- [DATA PROVIDED]:
- - - - -

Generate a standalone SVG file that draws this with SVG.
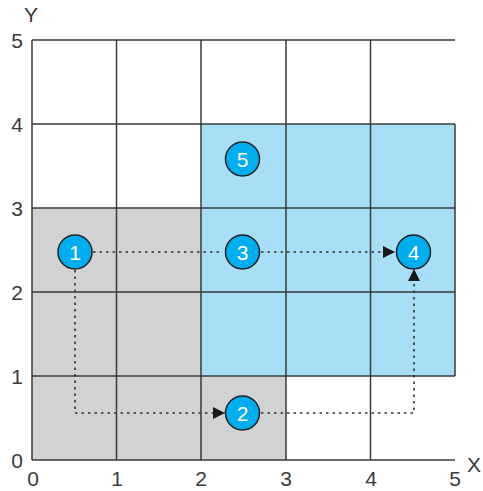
<svg xmlns="http://www.w3.org/2000/svg" width="483" height="491" viewBox="0 0 483 491">
<defs>
<style>
.grid{stroke:#3a3a3a;stroke-width:1.5;fill:none}
.lbl{font-family:"Liberation Sans",Arial,sans-serif;font-size:21px;fill:#3a3a3a;text-anchor:middle}
.node circle{fill:#00aeef;stroke:#222;stroke-width:1.5}
.node text{font-family:"Liberation Sans",Arial,sans-serif;font-size:21px;fill:#fff;text-anchor:middle}
.conn{stroke:#333;stroke-width:1.6;fill:none;stroke-dasharray:2.5 4}
</style>
<marker id="arr" viewBox="0 0 10 10" refX="10" refY="5" markerWidth="12" markerHeight="12" markerUnits="userSpaceOnUse" orient="auto">
<path d="M0,0 L10,5 L0,10 Z" fill="#1a1a1a"/>
</marker>
</defs>
<rect width="483" height="491" fill="#fff"/>
<g id="regions">
<path d="M32,460 H286 V376 H201 V208 H32 Z" fill="#d1d2d4"/>
<rect x="201" y="124" width="254" height="252" fill="#a9def7"/>
</g>
<g id="grid" class="grid">
<path d="M32,40 H455 M32,124 H455 M32,208 H455 M32,292 H455 M32,376 H455 M32,460 H455"/>
<path d="M32,40 V460 M116.5,40 V460 M201,40 V460 M286,40 V460 M370.5,40 V460 M455,124 V376"/>
</g>
<g id="axis-labels">
<text class="lbl" x="31" y="22">Y</text>
<text class="lbl" x="474" y="472">X</text>
<text class="lbl" x="17" y="48">5</text>
<text class="lbl" x="17" y="132">4</text>
<text class="lbl" x="17" y="216">3</text>
<text class="lbl" x="17" y="300">2</text>
<text class="lbl" x="17" y="384">1</text>
<text class="lbl" x="17" y="468">0</text>
<text class="lbl" x="33" y="486">0</text>
<text class="lbl" x="117" y="486">1</text>
<text class="lbl" x="201" y="486">2</text>
<text class="lbl" x="286" y="486">3</text>
<text class="lbl" x="371" y="486">4</text>
<text class="lbl" x="455" y="486">5</text>
</g>
<g id="connectors">
<path class="conn" d="M93,252 H223"/>
<path class="conn" d="M261,252 H395" marker-end="url(#arr)"/>
<path class="conn" d="M75,270 V413 H225" marker-end="url(#arr)"/>
<path class="conn" d="M261,413 H414 V269" marker-end="url(#arr)"/>
</g>
<g id="node1" class="node"><circle cx="75" cy="252" r="17"/><text x="75" y="260">1</text></g>
<g id="node2" class="node"><circle cx="242.5" cy="413" r="17"/><text x="242.5" y="421">2</text></g>
<g id="node3" class="node"><circle cx="242.5" cy="252" r="17"/><text x="242.5" y="260">3</text></g>
<g id="node4" class="node"><circle cx="413.5" cy="252" r="17"/><text x="413.5" y="260">4</text></g>
<g id="node5" class="node"><circle cx="242.5" cy="159" r="17"/><text x="242.5" y="167">5</text></g>
</svg>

- - - - -

- [WHAT YOU SHOULD DO]:
Reproduce the material in its entirety and word for word, without the pictures.

- [ANSWER FOR THE TASK]:
Generate a standalone SVG file that draws this with SVG.
<svg xmlns="http://www.w3.org/2000/svg" width="483" height="491" viewBox="0 0 483 491">
<defs>
<style>
.grid{stroke:#3a3a3a;stroke-width:1.5;fill:none}
.lbl{font-family:"Liberation Sans",Arial,sans-serif;font-size:21px;fill:#3a3a3a;text-anchor:middle}
.node circle{fill:#00aeef;stroke:#222;stroke-width:1.5}
.node text{font-family:"Liberation Sans",Arial,sans-serif;font-size:21px;fill:#fff;text-anchor:middle}
.conn{stroke:#333;stroke-width:1.6;fill:none;stroke-dasharray:2.5 4}
</style>
<marker id="arr" viewBox="0 0 10 10" refX="10" refY="5" markerWidth="12" markerHeight="12" markerUnits="userSpaceOnUse" orient="auto">
<path d="M0,0 L10,5 L0,10 Z" fill="#1a1a1a"/>
</marker>
</defs>
<rect width="483" height="491" fill="#fff"/>
<g id="regions">
<path d="M32,460 H286 V376 H201 V208 H32 Z" fill="#d1d2d4"/>
<rect x="201" y="124" width="254" height="252" fill="#a9def7"/>
</g>
<g id="grid" class="grid">
<path d="M32,40 H455 M32,124 H455 M32,208 H455 M32,292 H455 M32,376 H455 M32,460 H455"/>
<path d="M32,40 V460 M116.5,40 V460 M201,40 V460 M286,40 V460 M370.5,40 V460 M455,124 V376"/>
</g>
<g id="axis-labels">
<text class="lbl" x="31" y="22">Y</text>
<text class="lbl" x="474" y="472">X</text>
<text class="lbl" x="17" y="48">5</text>
<text class="lbl" x="17" y="132">4</text>
<text class="lbl" x="17" y="216">3</text>
<text class="lbl" x="17" y="300">2</text>
<text class="lbl" x="17" y="384">1</text>
<text class="lbl" x="17" y="468">0</text>
<text class="lbl" x="33" y="486">0</text>
<text class="lbl" x="117" y="486">1</text>
<text class="lbl" x="201" y="486">2</text>
<text class="lbl" x="286" y="486">3</text>
<text class="lbl" x="371" y="486">4</text>
<text class="lbl" x="455" y="486">5</text>
</g>
<g id="connectors">
<path class="conn" d="M93,252 H223"/>
<path class="conn" d="M261,252 H395" marker-end="url(#arr)"/>
<path class="conn" d="M75,270 V413 H225" marker-end="url(#arr)"/>
<path class="conn" d="M261,413 H414 V269" marker-end="url(#arr)"/>
</g>
<g id="node1" class="node"><circle cx="75" cy="252" r="17"/><text x="75" y="260">1</text></g>
<g id="node2" class="node"><circle cx="242.5" cy="413" r="17"/><text x="242.5" y="421">2</text></g>
<g id="node3" class="node"><circle cx="242.5" cy="252" r="17"/><text x="242.5" y="260">3</text></g>
<g id="node4" class="node"><circle cx="413.5" cy="252" r="17"/><text x="413.5" y="260">4</text></g>
<g id="node5" class="node"><circle cx="242.5" cy="159" r="17"/><text x="242.5" y="167">5</text></g>
</svg>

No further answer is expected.